Records with drawing code:
========================================================================

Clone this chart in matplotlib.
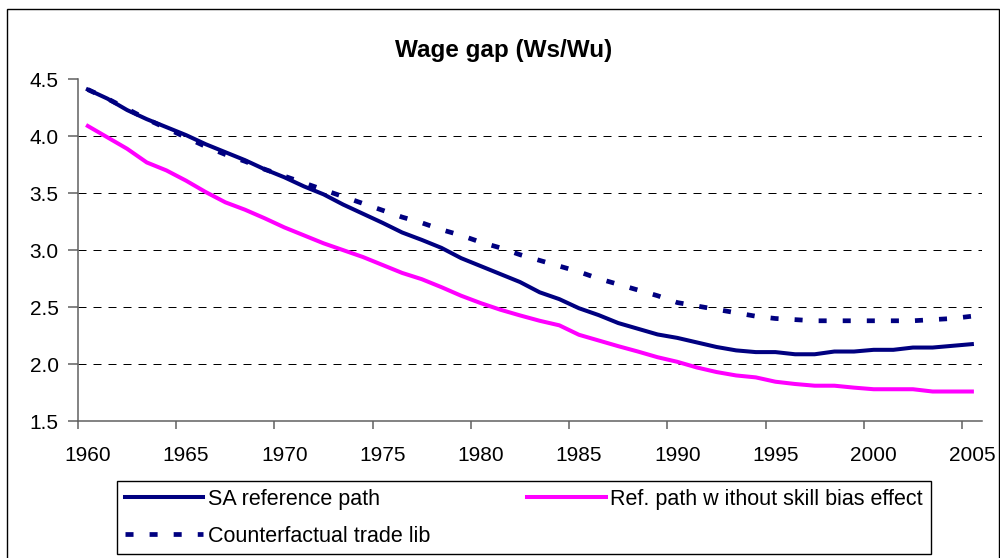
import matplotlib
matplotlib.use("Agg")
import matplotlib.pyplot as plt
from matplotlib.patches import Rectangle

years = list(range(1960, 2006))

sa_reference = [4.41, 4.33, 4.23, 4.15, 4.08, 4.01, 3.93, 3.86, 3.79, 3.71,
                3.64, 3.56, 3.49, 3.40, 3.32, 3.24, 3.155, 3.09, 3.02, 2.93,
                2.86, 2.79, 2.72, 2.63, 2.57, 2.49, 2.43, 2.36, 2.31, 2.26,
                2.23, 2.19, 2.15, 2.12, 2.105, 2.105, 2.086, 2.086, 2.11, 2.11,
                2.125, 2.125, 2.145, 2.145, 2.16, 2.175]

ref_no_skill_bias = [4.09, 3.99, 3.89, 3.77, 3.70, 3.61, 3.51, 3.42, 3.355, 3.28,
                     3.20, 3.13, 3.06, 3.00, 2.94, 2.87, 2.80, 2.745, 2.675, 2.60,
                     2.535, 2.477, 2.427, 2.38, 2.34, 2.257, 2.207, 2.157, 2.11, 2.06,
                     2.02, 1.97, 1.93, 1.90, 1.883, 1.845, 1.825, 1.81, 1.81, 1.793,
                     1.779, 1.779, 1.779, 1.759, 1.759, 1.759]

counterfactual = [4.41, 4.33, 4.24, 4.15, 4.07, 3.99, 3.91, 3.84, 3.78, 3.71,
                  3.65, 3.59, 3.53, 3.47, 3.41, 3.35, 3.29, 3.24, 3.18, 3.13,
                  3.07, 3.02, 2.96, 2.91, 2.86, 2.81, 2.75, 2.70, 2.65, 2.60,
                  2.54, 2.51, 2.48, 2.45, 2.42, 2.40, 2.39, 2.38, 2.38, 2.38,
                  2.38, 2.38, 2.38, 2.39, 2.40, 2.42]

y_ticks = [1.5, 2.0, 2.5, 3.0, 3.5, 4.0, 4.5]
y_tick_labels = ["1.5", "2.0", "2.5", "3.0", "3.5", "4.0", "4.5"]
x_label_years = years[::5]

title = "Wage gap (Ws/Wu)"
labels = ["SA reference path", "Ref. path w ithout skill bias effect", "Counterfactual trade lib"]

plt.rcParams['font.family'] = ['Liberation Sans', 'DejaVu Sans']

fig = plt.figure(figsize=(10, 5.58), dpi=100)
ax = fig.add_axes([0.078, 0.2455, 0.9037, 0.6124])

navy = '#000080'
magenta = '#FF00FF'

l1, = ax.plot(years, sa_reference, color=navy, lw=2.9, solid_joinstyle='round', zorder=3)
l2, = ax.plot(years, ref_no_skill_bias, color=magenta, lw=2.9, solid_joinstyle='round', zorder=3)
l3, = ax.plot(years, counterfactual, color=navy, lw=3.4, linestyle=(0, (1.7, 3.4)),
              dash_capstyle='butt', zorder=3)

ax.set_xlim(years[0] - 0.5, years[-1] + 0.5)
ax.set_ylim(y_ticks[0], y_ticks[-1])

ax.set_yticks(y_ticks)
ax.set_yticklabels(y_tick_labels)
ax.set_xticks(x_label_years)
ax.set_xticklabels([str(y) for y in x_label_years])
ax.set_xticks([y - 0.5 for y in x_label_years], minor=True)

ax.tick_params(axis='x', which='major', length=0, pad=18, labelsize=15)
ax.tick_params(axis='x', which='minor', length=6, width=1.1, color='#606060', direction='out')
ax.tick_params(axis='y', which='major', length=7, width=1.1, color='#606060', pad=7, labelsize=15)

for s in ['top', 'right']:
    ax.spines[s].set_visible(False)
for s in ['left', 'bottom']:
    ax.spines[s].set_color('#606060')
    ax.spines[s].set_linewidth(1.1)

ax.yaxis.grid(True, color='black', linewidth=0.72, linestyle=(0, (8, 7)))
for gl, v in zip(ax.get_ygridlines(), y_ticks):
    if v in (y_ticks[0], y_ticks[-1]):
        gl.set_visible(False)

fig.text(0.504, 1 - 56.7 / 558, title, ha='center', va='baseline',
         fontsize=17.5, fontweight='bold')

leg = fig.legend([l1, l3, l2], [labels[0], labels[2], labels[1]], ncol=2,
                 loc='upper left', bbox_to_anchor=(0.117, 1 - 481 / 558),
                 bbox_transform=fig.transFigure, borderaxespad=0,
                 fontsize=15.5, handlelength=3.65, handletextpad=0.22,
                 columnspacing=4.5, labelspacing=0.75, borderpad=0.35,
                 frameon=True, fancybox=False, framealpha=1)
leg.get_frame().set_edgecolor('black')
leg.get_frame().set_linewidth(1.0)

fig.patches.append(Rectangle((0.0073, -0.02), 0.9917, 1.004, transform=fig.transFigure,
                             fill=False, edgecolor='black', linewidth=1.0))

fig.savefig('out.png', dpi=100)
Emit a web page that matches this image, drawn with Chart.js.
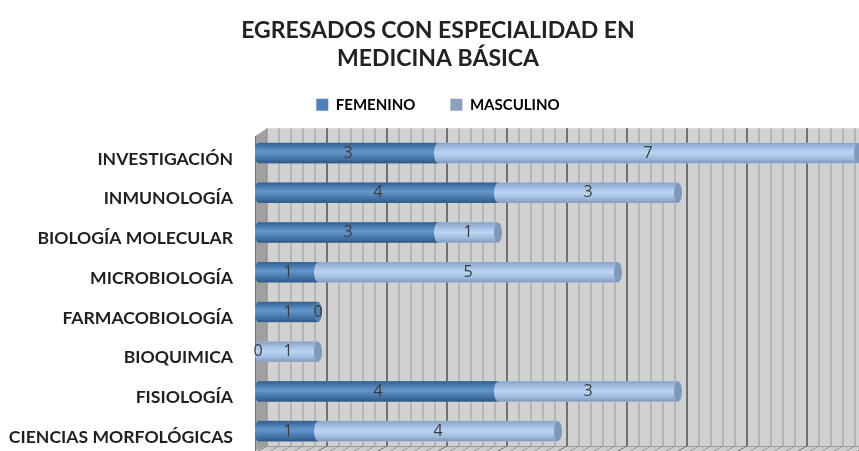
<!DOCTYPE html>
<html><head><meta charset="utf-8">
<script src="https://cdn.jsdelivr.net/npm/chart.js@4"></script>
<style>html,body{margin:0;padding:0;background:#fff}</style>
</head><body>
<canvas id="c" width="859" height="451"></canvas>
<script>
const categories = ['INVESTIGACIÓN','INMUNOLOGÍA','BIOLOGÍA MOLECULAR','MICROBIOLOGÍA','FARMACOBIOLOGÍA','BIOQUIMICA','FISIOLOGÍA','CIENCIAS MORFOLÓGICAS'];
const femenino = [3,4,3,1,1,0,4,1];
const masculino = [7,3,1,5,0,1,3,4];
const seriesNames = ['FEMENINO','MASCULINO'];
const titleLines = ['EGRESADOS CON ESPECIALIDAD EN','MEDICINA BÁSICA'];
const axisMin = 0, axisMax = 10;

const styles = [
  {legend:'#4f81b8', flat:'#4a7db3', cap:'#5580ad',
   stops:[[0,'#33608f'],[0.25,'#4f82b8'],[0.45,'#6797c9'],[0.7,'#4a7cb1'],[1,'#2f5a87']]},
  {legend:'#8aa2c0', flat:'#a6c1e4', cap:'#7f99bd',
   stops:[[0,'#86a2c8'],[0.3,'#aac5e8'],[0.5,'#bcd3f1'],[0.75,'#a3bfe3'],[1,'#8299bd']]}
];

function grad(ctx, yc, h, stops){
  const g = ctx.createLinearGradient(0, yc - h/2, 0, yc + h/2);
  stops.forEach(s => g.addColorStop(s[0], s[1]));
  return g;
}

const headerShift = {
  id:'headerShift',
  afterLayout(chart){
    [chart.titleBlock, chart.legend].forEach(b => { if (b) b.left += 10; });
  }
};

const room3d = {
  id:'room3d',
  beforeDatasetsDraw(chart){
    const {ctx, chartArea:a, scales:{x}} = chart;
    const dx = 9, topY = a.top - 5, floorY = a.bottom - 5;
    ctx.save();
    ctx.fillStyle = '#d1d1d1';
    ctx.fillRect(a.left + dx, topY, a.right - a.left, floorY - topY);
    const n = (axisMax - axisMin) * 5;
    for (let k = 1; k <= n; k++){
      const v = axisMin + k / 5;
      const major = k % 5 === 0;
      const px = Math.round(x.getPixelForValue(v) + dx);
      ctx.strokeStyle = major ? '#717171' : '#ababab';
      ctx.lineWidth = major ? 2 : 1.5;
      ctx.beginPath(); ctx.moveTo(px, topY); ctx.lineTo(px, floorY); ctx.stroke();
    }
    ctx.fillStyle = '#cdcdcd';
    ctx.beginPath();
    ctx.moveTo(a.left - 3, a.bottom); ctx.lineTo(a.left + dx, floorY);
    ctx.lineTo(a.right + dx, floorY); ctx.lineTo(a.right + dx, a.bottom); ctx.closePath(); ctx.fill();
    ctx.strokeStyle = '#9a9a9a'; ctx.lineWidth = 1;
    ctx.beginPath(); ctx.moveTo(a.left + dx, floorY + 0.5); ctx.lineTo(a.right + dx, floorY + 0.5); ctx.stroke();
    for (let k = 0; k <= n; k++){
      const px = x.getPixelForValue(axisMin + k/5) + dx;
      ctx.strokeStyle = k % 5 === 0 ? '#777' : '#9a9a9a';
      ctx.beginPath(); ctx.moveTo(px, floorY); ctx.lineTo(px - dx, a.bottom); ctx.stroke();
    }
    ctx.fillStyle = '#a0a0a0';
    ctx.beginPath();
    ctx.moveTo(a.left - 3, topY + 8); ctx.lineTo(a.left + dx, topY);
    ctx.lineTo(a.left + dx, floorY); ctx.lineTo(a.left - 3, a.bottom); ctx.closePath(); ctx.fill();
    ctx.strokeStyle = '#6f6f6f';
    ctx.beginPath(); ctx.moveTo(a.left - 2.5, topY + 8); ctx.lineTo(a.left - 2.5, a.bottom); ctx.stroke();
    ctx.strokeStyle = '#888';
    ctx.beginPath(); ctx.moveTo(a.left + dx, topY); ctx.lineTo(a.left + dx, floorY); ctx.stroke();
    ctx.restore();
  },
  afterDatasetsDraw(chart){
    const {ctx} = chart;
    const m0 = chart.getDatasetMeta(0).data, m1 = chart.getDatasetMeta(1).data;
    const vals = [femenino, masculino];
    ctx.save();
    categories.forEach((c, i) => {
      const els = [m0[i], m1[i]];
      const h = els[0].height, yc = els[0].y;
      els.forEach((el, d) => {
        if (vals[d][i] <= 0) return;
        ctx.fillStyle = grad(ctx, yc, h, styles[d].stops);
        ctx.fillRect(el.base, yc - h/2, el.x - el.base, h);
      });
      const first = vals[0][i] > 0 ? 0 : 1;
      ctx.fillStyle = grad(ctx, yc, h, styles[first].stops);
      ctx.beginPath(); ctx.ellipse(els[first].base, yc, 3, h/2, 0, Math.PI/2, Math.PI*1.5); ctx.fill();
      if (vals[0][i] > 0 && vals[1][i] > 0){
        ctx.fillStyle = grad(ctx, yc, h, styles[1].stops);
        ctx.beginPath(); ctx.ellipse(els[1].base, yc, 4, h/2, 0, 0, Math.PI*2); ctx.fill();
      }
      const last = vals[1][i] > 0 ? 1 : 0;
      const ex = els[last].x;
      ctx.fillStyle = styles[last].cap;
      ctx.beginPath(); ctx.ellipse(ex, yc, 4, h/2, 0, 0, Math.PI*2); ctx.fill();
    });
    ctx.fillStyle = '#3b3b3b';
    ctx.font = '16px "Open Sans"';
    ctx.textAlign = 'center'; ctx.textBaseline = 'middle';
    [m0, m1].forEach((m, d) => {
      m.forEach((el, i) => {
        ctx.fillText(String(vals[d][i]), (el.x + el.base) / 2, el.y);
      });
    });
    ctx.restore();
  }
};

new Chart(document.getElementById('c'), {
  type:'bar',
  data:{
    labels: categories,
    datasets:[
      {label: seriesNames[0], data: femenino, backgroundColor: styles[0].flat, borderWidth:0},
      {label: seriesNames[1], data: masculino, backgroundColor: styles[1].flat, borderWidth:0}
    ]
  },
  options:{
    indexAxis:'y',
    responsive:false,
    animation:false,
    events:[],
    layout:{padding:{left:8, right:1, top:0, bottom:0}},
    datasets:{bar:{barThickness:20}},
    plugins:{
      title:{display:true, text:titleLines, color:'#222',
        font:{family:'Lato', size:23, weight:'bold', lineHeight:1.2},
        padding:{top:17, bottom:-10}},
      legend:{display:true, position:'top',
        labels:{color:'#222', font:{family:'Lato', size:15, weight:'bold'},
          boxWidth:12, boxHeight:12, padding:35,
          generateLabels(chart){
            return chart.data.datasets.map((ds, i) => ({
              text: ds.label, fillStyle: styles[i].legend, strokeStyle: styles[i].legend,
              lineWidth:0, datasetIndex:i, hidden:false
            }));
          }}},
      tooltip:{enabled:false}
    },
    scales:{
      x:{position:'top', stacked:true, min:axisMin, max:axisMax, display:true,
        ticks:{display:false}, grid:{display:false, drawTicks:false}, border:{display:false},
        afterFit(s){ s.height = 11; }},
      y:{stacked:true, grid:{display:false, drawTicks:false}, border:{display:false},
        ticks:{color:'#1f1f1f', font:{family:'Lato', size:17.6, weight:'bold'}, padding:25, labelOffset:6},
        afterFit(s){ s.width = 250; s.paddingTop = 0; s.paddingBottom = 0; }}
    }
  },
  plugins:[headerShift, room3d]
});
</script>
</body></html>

========================================================================

# [What the exercise asks]
Everything from the first line of the records through the line containing "years = list(range(1960, 2006))" should be reproduced exactly, apart from the pictures.

# [Finished exercise]
Clone this chart in matplotlib.
import matplotlib
matplotlib.use("Agg")
import matplotlib.pyplot as plt
from matplotlib.patches import Rectangle

years = list(range(1960, 2006))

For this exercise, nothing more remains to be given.